* _Description of the task_: Repeat, exactly and in full, the lines of the listing below, but without any pictures.

* _Data provided_:
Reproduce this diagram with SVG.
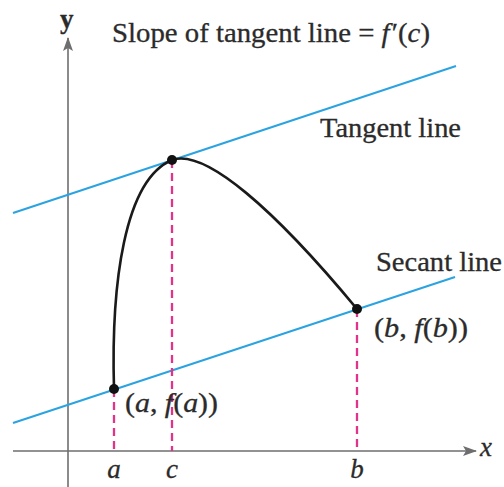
<svg xmlns="http://www.w3.org/2000/svg" width="504" height="487" viewBox="0 0 504 487">
<style>
.t{font-family:"Liberation Serif","Times New Roman",serif;font-size:27px;fill:#2b2b2b;stroke:#2b2b2b;stroke-width:0.3}
.i{font-style:italic}
.axis{stroke:#6e6e6e;stroke-width:1.6;fill:none}
.blue{stroke:#2ba3e0;stroke-width:2;fill:none}
.dash{stroke:#e2338a;stroke-width:2.3;stroke-dasharray:8,5;fill:none}
</style>
<defs>
<marker id="arr" markerWidth="14" markerHeight="10" refX="13" refY="5" orient="auto" markerUnits="userSpaceOnUse">
<path d="M0,0 L14,5 L0,10 L3,5 Z" fill="#6e6e6e"/>
</marker>
</defs>
<rect width="504" height="487" fill="#fff"/>
<g id="connectors">
<line id="xaxis" class="axis" x1="13" y1="451" x2="476" y2="451" marker-end="url(#arr)"/>
<line id="yaxis" class="axis" x1="68" y1="487" x2="68" y2="38" marker-end="url(#arr)"/>
<line id="tangent" class="blue" x1="13" y1="213" x2="456" y2="66"/>
<line id="secant" class="blue" x1="13" y1="423" x2="455" y2="277"/>
<line class="dash" x1="114" y1="389" x2="114" y2="451"/>
<line class="dash" x1="172" y1="160" x2="172" y2="451"/>
<line class="dash" x1="357" y1="309" x2="357" y2="451"/>
<path id="curve" d="M114,389 C111,285 124,180 172,160 C205,148 275,210 357,309" fill="none" stroke="#1a1a1a" stroke-width="2.6"/>
</g>
<g id="pa"><circle cx="114" cy="389" r="5" fill="#111"/><text class="t" x="125" y="412" textLength="93" lengthAdjust="spacingAndGlyphs">(<tspan class="i">a</tspan>, <tspan class="i">f</tspan>(<tspan class="i">a</tspan>))</text></g>
<g id="pc"><circle cx="172" cy="160" r="5" fill="#111"/></g>
<g id="pb"><circle cx="357" cy="309" r="5" fill="#111"/><text class="t" x="374" y="337" textLength="94" lengthAdjust="spacingAndGlyphs">(<tspan class="i">b</tspan>, <tspan class="i">f</tspan>(<tspan class="i">b</tspan>))</text></g>
<g id="labels">
<text class="t" x="60" y="28" font-weight="bold" font-size="22">y</text>
<text class="t" x="112" y="42" textLength="318" lengthAdjust="spacingAndGlyphs">Slope of tangent line = <tspan class="i">f</tspan><tspan dx="2">′</tspan>(<tspan class="i">c</tspan>)</text>
<text class="t" x="320" y="137" textLength="141" lengthAdjust="spacingAndGlyphs">Tangent line</text>
<text class="t" x="376" y="271" textLength="126" lengthAdjust="spacingAndGlyphs">Secant line</text>
<text class="t i" x="480" y="456">x</text>
<text class="t i" x="114" y="478" text-anchor="middle">a</text>
<text class="t i" x="172" y="478" text-anchor="middle">c</text>
<text class="t i" x="357" y="478" text-anchor="middle">b</text>
</g>
</svg>
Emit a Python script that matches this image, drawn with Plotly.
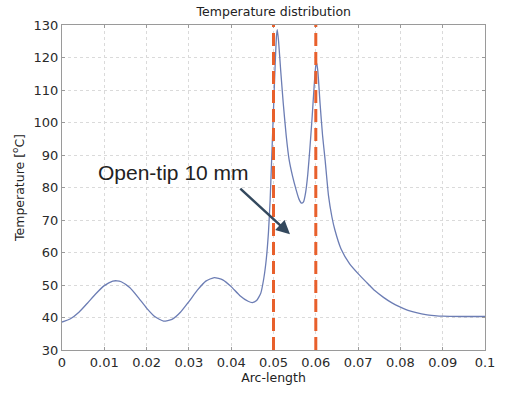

* _Output below_:
Reproduce this diagram with SVG.
<svg xmlns="http://www.w3.org/2000/svg" width="504" height="487" viewBox="0 0 504 487">
<style>
.t{font-family:"Liberation Serif","Times New Roman",serif;font-size:27px;fill:#2b2b2b;stroke:#2b2b2b;stroke-width:0.3}
.i{font-style:italic}
.axis{stroke:#6e6e6e;stroke-width:1.6;fill:none}
.blue{stroke:#2ba3e0;stroke-width:2;fill:none}
.dash{stroke:#e2338a;stroke-width:2.3;stroke-dasharray:8,5;fill:none}
</style>
<defs>
<marker id="arr" markerWidth="14" markerHeight="10" refX="13" refY="5" orient="auto" markerUnits="userSpaceOnUse">
<path d="M0,0 L14,5 L0,10 L3,5 Z" fill="#6e6e6e"/>
</marker>
</defs>
<rect width="504" height="487" fill="#fff"/>
<g id="connectors">
<line id="xaxis" class="axis" x1="13" y1="451" x2="476" y2="451" marker-end="url(#arr)"/>
<line id="yaxis" class="axis" x1="68" y1="487" x2="68" y2="38" marker-end="url(#arr)"/>
<line id="tangent" class="blue" x1="13" y1="213" x2="456" y2="66"/>
<line id="secant" class="blue" x1="13" y1="423" x2="455" y2="277"/>
<line class="dash" x1="114" y1="389" x2="114" y2="451"/>
<line class="dash" x1="172" y1="160" x2="172" y2="451"/>
<line class="dash" x1="357" y1="309" x2="357" y2="451"/>
<path id="curve" d="M114,389 C111,285 124,180 172,160 C205,148 275,210 357,309" fill="none" stroke="#1a1a1a" stroke-width="2.6"/>
</g>
<g id="pa"><circle cx="114" cy="389" r="5" fill="#111"/><text class="t" x="125" y="412" textLength="93" lengthAdjust="spacingAndGlyphs">(<tspan class="i">a</tspan>, <tspan class="i">f</tspan>(<tspan class="i">a</tspan>))</text></g>
<g id="pc"><circle cx="172" cy="160" r="5" fill="#111"/></g>
<g id="pb"><circle cx="357" cy="309" r="5" fill="#111"/><text class="t" x="374" y="337" textLength="94" lengthAdjust="spacingAndGlyphs">(<tspan class="i">b</tspan>, <tspan class="i">f</tspan>(<tspan class="i">b</tspan>))</text></g>
<g id="labels">
<text class="t" x="60" y="28" font-weight="bold" font-size="22">y</text>
<text class="t" x="112" y="42" textLength="318" lengthAdjust="spacingAndGlyphs">Slope of tangent line = <tspan class="i">f</tspan><tspan dx="2">′</tspan>(<tspan class="i">c</tspan>)</text>
<text class="t" x="320" y="137" textLength="141" lengthAdjust="spacingAndGlyphs">Tangent line</text>
<text class="t" x="376" y="271" textLength="126" lengthAdjust="spacingAndGlyphs">Secant line</text>
<text class="t i" x="480" y="456">x</text>
<text class="t i" x="114" y="478" text-anchor="middle">a</text>
<text class="t i" x="172" y="478" text-anchor="middle">c</text>
<text class="t i" x="357" y="478" text-anchor="middle">b</text>
</g>
</svg>
Emit a Python script that matches this image, drawn with Plotly.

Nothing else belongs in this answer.